Contrarian view (what the market refuses to see): Both bulls and bears are fighting over "will it fly." That's the answerable, probably-yes question. The market is mispricing the certainty of dilution: the real trade is not long-or-short the technology, it's recognising that the per-share claim shrinks structurally every quarter regardless of operational success. The contrarian, non-consensus read is that SPCE is a near-perfect vehicle for event-driven trading (around flight milestones) and a near-perfect value trap for buy-and-hold — and most participants are positioned as if it's one or the other.
Lens 13 · Devil's Advocate (short-seller)
Dismantling the bull case as a skeptical short.
- How the money-making breaks structurally: it doesn't make money at all, and the path to money requires (a) a flawless first flight, (b) sustained twice-weekly cadence on a single 18-year-old mothership with no funded backup, and (c) refinancing a debt wall while the auditor flags going concern. Any one failing breaks it.
- Revenue concentration: ~100% of future revenue is concentrated in one unproven vehicle program flying from one leased spaceport. If Eve (mothership) or the first Delta fuselage has a problem, revenue is zero — again.
- Why the moat is weaker than bulls think: the "only operator" status is a consequence of the industry being unprofitable, not a defensible position. Blue Origin paused by choice (richer opportunities); it can return. And VG's crown-jewel brand is rented from VEL with insolvency/launch-date clawback triggers — bulls treat the Virgin brand as an owned asset; it is a contingent license.
- Most dangerous competitor bulls underestimate: not Blue Origin — the cost of capital and SpaceX's gravitational pull on "space" sentiment. The June-2026 SpaceX IPO drained SPCE −32% precisely because real space assets make the speculative proxy redundant.
- Worst capital-allocation / governance moves: funding via perpetual ATM into a collapsing price; redeeming first-lien debt in stock (Apr 2026); a related-party brand license to the founder's entity (with a board seat); and a settled securities-fraud class action that named the founder for insider trading.
- Assumptions that must hold for ~$3: (i) Delta flies in Q4 2026 ~on time; (ii) at least one more raise lands without a solvency event; (iii) the 2027/2028 maturities get refinanced/equitised; (iv) the Virgin license isn't triggered.
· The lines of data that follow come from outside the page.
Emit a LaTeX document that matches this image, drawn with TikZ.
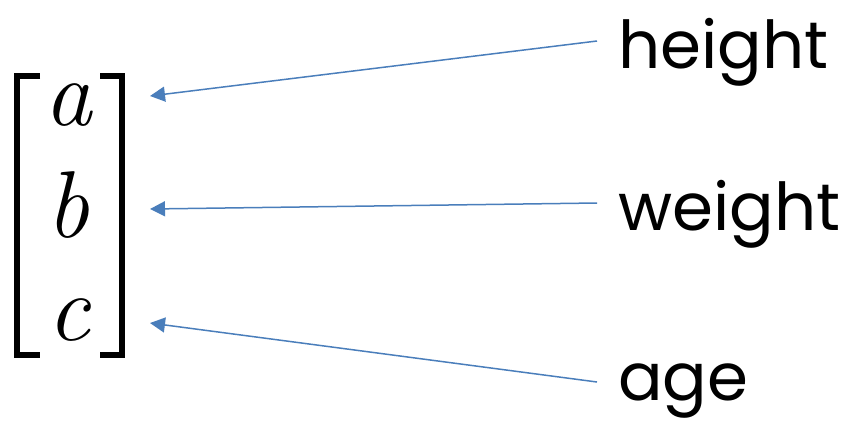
\documentclass[tikz,border=0pt]{standalone}
\usepackage{fontspec}
\newfontfamily\labfont{Poppins}
\usetikzlibrary{arrows.meta}
\definecolor{arrowblue}{HTML}{4A7EBB}
\tikzset{
  lab/.style={anchor=base west, inner sep=0pt, font=\labfont\fontsize{66}{66}\selectfont},
  ent/.style={anchor=base, inner sep=0pt, font=\itshape\fontsize{95}{95}\selectfont},
  brk/.style={line width=6pt, line cap=butt, line join=miter},
  conn/.style={draw=arrowblue, line width=1.5pt, -{Triangle[length=15pt,width=15pt]}}
}
\begin{document}
\begin{tikzpicture}[x=1pt,y=-1pt]
\useasboundingbox (0,0) rectangle (850,429);
% brackets
\draw[brk] (40,75.5) -- (16.5,75.5) -- (16.5,354.5) -- (40,354.5);
\draw[brk] (100,75.5) -- (121.5,75.5) -- (121.5,354.5) -- (100,354.5);
% entries
\node[ent] (ea) at (68,125) {a};
\node[ent] (eb) at (68,237) {b};
\node[ent] (ec) at (69,340) {c};
% labels
\node[lab] (lh) at (618,68) {height};
\node[lab] (lw) at (618,230) {weight};
\node[lab] (lg) at (618,400) {age};
% endpoints
\coordinate (sh) at (597,41);
\coordinate (sw) at (597,203);
\coordinate (sg) at (597,382);
\coordinate (th) at (150,96);
\coordinate (tw) at (150,209);
\coordinate (tg) at (150,323);
\draw[conn] (sh) -- (th);
\draw[conn] (sw) -- (tw);
\draw[conn] (sg) -- (tg);
\end{tikzpicture}
\end{document}
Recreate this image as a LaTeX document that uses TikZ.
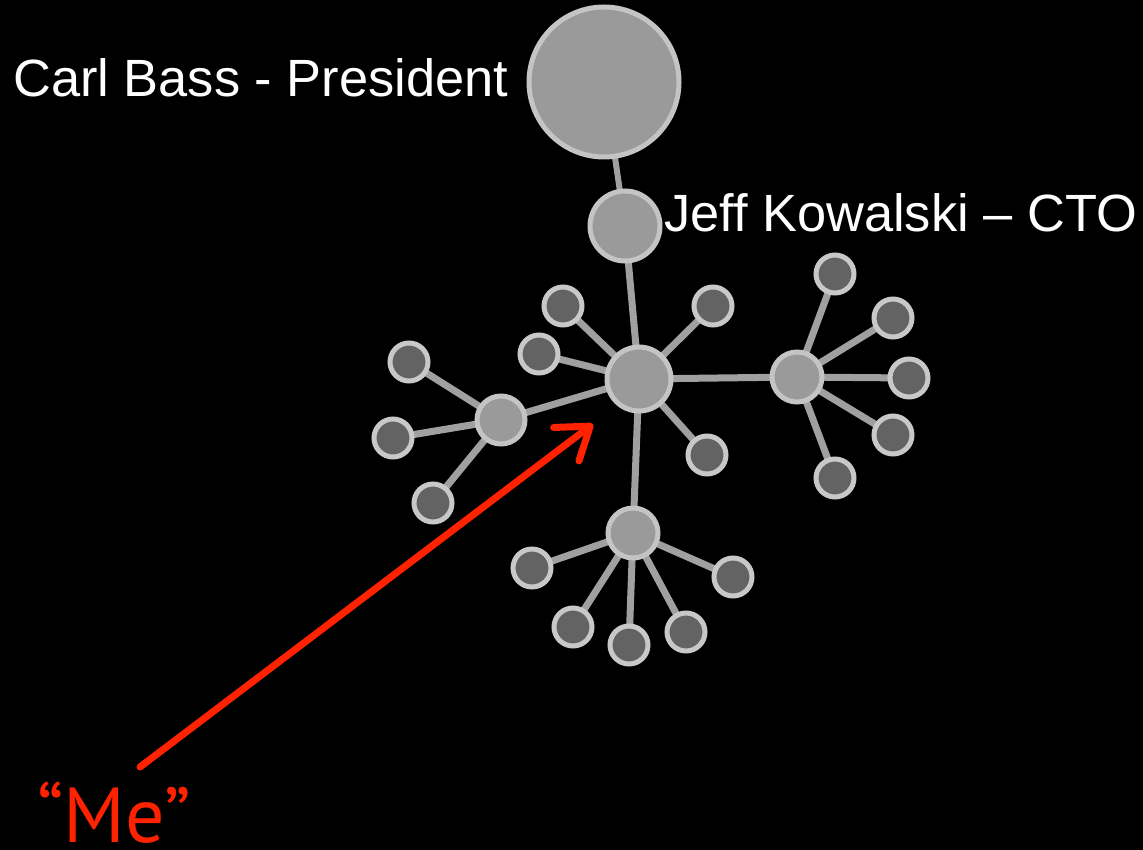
\documentclass[tikz,border=0pt]{standalone}
\usepackage{fontspec}
\setmainfont[Ligatures=NoCommon]{Liberation Sans}
\newfontfamily\mefont{PT Sans}
\usetikzlibrary{arrows.meta,backgrounds}
\definecolor{hubfill}{HTML}{9A9A9A}
\definecolor{hubline}{HTML}{C4C4C4}
\definecolor{leaffill}{HTML}{636363}
\definecolor{leafline}{HTML}{C8C8C8}
\definecolor{edgecol}{HTML}{A0A0A0}
\definecolor{redarrow}{HTML}{FF2200}
\begin{document}
\begin{tikzpicture}[x=1pt,y=-1pt,
  hub/.style={circle,fill=hubfill,draw=hubline,line width=5pt,inner sep=0pt},
  leaf/.style={circle,fill=leaffill,draw=leafline,line width=5pt,inner sep=0pt,minimum size=38pt},
  edge/.style={draw=edgecol,line width=7pt},
  lbl/.style={text=white,inner sep=0pt,font=\fontsize{52.4}{60}\selectfont}]
\useasboundingbox (0,0) rectangle (1143,850);
% nodes
\node[hub,minimum size=150pt] (carl) at (604,82) {};
\node[hub,minimum size=70pt] (jeff) at (625,226) {};
\node[hub,minimum size=64pt] (me) at (639,379) {};
\node[hub,minimum size=48pt] (lh) at (501,420) {};
\node[hub,minimum size=50pt] (rh) at (797,377) {};
\node[hub,minimum size=50pt] (bh) at (633,533) {};
% leaves
\node[leaf] (l1) at (409,362) {};
\node[leaf] (l2) at (393,438) {};
\node[leaf] (l3) at (433,503) {};
\node[leaf] (m1) at (563,306) {};
\node[leaf] (m2) at (539,354) {};
\node[leaf] (m3) at (713,306) {};
\node[leaf] (m4) at (707,455) {};
\node[leaf] (r1) at (835,274) {};
\node[leaf] (r2) at (893,318) {};
\node[leaf] (r3) at (909,378) {};
\node[leaf] (r4) at (893,435) {};
\node[leaf] (r5) at (835,478) {};
\node[leaf] (b1) at (532,568) {};
\node[leaf] (b2) at (573,627) {};
\node[leaf] (b3) at (629,645) {};
\node[leaf] (b4) at (686,632) {};
\node[leaf] (b5) at (733,577) {};
% background and edges
\begin{scope}[on background layer]
\fill[black] (0,0) rectangle (1143,850);
\path[edge,line width=6pt] (carl.center) -- (jeff.center);
\foreach \a/\b in {jeff/me, me/lh, me/rh, me/bh, lh/l1, lh/l2, lh/l3,
  me/m1, me/m2, me/m3, me/m4, rh/r1, rh/r2, rh/r3, rh/r4, rh/r5,
  bh/b1, bh/b2, bh/b3, bh/b4, bh/b5}
  \path[edge] (\a.center) -- (\b.center);
\end{scope}
% labels
\node[lbl,anchor=base west] (tcarl) at (13,97) {Carl Bass - President};
\node[lbl,anchor=base west] (tjeff) at (664,232) {Jeff Kowalski – CTO};
\node[text=redarrow,inner sep=0pt,anchor=base west,font=\mefont\fontsize{78}{84}\selectfont] (tme) at (37,842) {“Me”};
% arrow
\coordinate (tail) at (140,767);
\coordinate (tip) at (593,424);
\draw[redarrow,line width=7pt,line cap=round,-{Straight Barb[length=30pt,width=42pt,round]}] (tail) -- (tip);
\end{tikzpicture}
\end{document}
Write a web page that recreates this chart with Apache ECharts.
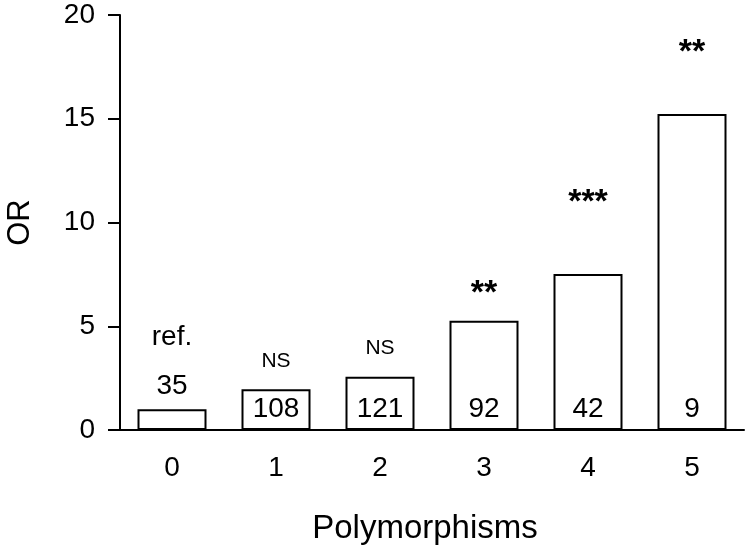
<!DOCTYPE html>
<html>
<head>
<meta charset="utf-8">
<script src="https://cdn.jsdelivr.net/npm/echarts@6/dist/echarts.min.js"></script>
<style>
    html, body {margin: 0; padding: 0; background: #fff;}
    #orChart {width: 749px; height: 554px;}
</style>
</head>
<body>
<div id="orChart"></div>
<script>
var categories = ['0', '1', '2', '3', '4', '5'];
var orValues = [1.0, 1.96, 2.57, 5.27, 7.52, 15.23];
var nCounts = [35, 108, 121, 92, 42, 9];
var sigLabels = ['ref.', 'NS', 'NS', '**', '***', '**'];
var yTicks = [0, 5, 10, 15, 20];

(function () {
    var font = '"Liberation Sans", Arial, sans-serif';
    // gap between bar top and the significance mark
    var sigGap = [58, 18, 18, 10, 54, 44];

    var countData = [];
    var sigData = [];
    for (var i = 0; i < orValues.length; i++) {
        // first bar is too short, its count goes on top
        var inBar = orValues[i] > 1.5;
        countData.push({
            value: orValues[i],
            label: {
                show: true,
                formatter: String(nCounts[i]),
                position: inBar ? 'insideBottom' : 'top',
                distance: inBar ? 7 : 9
            }
        });
        var isStar = sigLabels[i].indexOf('*') >= 0;
        sigData.push({
            value: orValues[i],
            label: {
                show: true,
                formatter: sigLabels[i],
                position: 'top',
                distance: sigGap[i],
                fontSize: isStar ? 34 : (sigLabels[i] == 'NS' ? 21 : 28),
                fontWeight: isStar ? 'bold' : 'normal'
            }
        });
    }

    var option = {
        animation: false,
        textStyle: {fontFamily: font, color: '#000'},
        grid: {left: 120, right: 5, top: 15, bottom: 124, containLabel: false, outerBoundsMode: 'none'},
        xAxis: {
            type: 'category',
            data: categories,
            name: 'Polymorphisms',
            nameLocation: 'middle',
            nameGap: 82,
            nameTextStyle: {fontSize: 33, color: '#000', fontFamily: font, padding: [0, 14, 0, 0]},
            axisLine: {lineStyle: {color: '#000', width: 2}},
            axisTick: {show: false},
            axisLabel: {fontSize: 28, color: '#000', margin: 24, fontFamily: font}
        },
        yAxis: {
            type: 'value',
            min: yTicks[0],
            max: yTicks[yTicks.length - 1],
            interval: yTicks[1] - yTicks[0],
            name: 'OR',
            nameLocation: 'middle',
            nameGap: 84,
            nameRotate: 90,
            nameTextStyle: {fontSize: 31, color: '#000', fontFamily: font},
            axisLine: {show: true, lineStyle: {color: '#000', width: 2}},
            axisTick: {show: true, inside: false, length: 12, lineStyle: {color: '#000', width: 2}},
            axisLabel: {fontSize: 28, color: '#000', margin: 25, fontFamily: font},
            splitLine: {show: false}
        },
        series: [
            {
                type: 'bar',
                barWidth: 69,
                data: countData,
                itemStyle: {color: '#fff', borderColor: '#000', borderWidth: 2},
                label: {color: '#000', fontSize: 28, fontFamily: font}
            },
            {
                type: 'bar',
                barWidth: 69,
                barGap: '-100%',
                silent: true,
                data: sigData,
                itemStyle: {color: 'rgba(0,0,0,0)', borderWidth: 0},
                label: {color: '#000', fontFamily: font},
                z: 3
            }
        ]
    };

    var orChart = echarts.init(document.getElementById('orChart'));
    orChart.setOption(option);
})();
</script>
</body>
</html>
That's a long conjunction of "musts."
- −20–30% growth disappointment: moot — there's no growth to disappoint; the analogous shock is a flight-test slip, which historically triggers 30–50% drawdowns and an emergency raise.
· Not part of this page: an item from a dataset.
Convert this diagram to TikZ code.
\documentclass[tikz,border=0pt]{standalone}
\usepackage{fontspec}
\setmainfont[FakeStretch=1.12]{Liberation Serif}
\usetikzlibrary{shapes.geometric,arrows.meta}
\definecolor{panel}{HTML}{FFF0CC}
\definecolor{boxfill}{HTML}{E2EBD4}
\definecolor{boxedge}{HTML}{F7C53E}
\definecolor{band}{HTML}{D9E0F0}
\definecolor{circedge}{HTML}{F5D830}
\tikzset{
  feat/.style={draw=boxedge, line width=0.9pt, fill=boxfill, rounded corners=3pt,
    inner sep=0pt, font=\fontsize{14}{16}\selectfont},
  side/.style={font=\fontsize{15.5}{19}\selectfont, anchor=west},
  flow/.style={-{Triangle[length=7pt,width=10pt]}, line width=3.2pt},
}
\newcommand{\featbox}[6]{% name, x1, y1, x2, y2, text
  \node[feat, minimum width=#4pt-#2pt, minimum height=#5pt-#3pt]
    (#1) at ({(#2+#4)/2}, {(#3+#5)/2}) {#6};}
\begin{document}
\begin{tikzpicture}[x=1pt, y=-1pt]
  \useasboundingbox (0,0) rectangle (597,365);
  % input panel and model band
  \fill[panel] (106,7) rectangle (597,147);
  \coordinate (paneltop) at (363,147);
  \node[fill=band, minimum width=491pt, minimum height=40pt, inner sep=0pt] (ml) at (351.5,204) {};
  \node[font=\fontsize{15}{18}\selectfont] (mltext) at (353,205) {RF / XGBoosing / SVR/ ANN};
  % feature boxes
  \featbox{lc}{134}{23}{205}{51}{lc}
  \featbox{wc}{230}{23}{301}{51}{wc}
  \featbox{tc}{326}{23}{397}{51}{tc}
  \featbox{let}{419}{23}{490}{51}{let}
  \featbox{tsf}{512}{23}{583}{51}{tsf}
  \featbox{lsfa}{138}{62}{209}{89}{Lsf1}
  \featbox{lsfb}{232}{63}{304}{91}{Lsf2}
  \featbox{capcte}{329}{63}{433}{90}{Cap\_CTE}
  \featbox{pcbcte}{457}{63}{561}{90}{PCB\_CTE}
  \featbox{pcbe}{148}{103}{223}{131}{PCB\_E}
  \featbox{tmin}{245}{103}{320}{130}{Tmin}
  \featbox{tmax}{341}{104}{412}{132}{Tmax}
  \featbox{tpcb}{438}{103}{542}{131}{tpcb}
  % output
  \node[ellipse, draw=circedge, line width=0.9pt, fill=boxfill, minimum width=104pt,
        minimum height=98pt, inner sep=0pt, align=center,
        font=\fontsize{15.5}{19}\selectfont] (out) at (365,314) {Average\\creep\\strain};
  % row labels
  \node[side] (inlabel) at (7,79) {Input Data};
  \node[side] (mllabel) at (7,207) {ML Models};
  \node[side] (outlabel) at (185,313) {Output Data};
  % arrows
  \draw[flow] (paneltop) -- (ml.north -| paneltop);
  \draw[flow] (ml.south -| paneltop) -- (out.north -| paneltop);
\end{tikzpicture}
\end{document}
- Single scenario that permanently impairs the business: a safety incident on the first Delta flight (a fatal accident grounded the program for ~4 years after the 2014 SpaceShipTwo break-up). For a one-mothership, one-ship, going-concern company with a clawback-able brand, a serious accident is terminal, not a setback. Plausibility: low per-flight, but non-trivial and fully uninsurable to the equity holder.
Lens 14 · Management Questions (ordered by information value)
- At the current ~$90M quarterly free-cash-flow burn, what is your dated liquidity runway, and exactly how much additional dilution (ATM shares + debt-for-equity) is embedded in your "fund the next twelve months" plan? (The whole thesis is here.)
- What are the precise, dated go/no-go gates between today and the first commercial flight, and what is the single most likely cause of slippage?
- The 2027 Notes' $70.4M and the 2028 Notes' near-term maturities fall due into 2026–27 — what is the concrete refinancing/equitisation plan, and at what stock price does it stop working?
- You are redeeming first-lien 2028 Notes in stock. Under what conditions do you redeem the full issue in equity, and what's the cumulative share-count impact at, say, a $2.50 VWAP?
- What is the unit economics of a single Delta flight at steady state — fully-loaded cost per flight (incl. rocket-motor replacement, mothership maintenance, spaceport lease) vs. revenue per 6-seat flight — and at what annual flight rate does the company reach operating-cash-flow breakeven?
- You operate a single mothership (VMS Eve, in service since 2008). What is your contingency if Eve is grounded, and when is a second carrier aircraft funded?
- Of the 675 reservations / $188M backlog, how many were sold at the old ~$200–250k prices, and what is your realistic conversion rate and timing once flights resume?
- What triggers in the Virgin trademark license could be tripped by a financing event or a launch-date slip, and what is your mitigation?
- The first-Delta fuselage is your critical path — what specifically is "a bit earlier than expected," and what's the confidence interval on the Q3-2026 flight-test date?
- What is the status of your FAA Part 450 license application (post the March-2026 Part 431 expiry), and is the ~180-day review on the critical path for Q4 2026?
- You guided to "modest positive quarterly cash flow within 2027" — define "modest," and reconcile it with GAAP profitability and the interest burden on 9.80% notes.
- What is the realistic, demonstrated addressable market of people who will pay $450–750k for a suborbital flight, and at what point does demand saturate at a 125-flights/year cadence?
- CEO/CFO/CPO employment agreements were amended in April 2026 — are these retention or transition arrangements, and is the senior team committed through commercial restart?
- What is your plan for the ~$2.0B NOLs given a likely Section 382 ownership change from the equity issuance — is the tax shield realistically recoverable?
- If the first Delta flight is delayed past 2026 and the financing window closes, what is your sequencing — and at what point does a restructuring become the base case rather than the tail?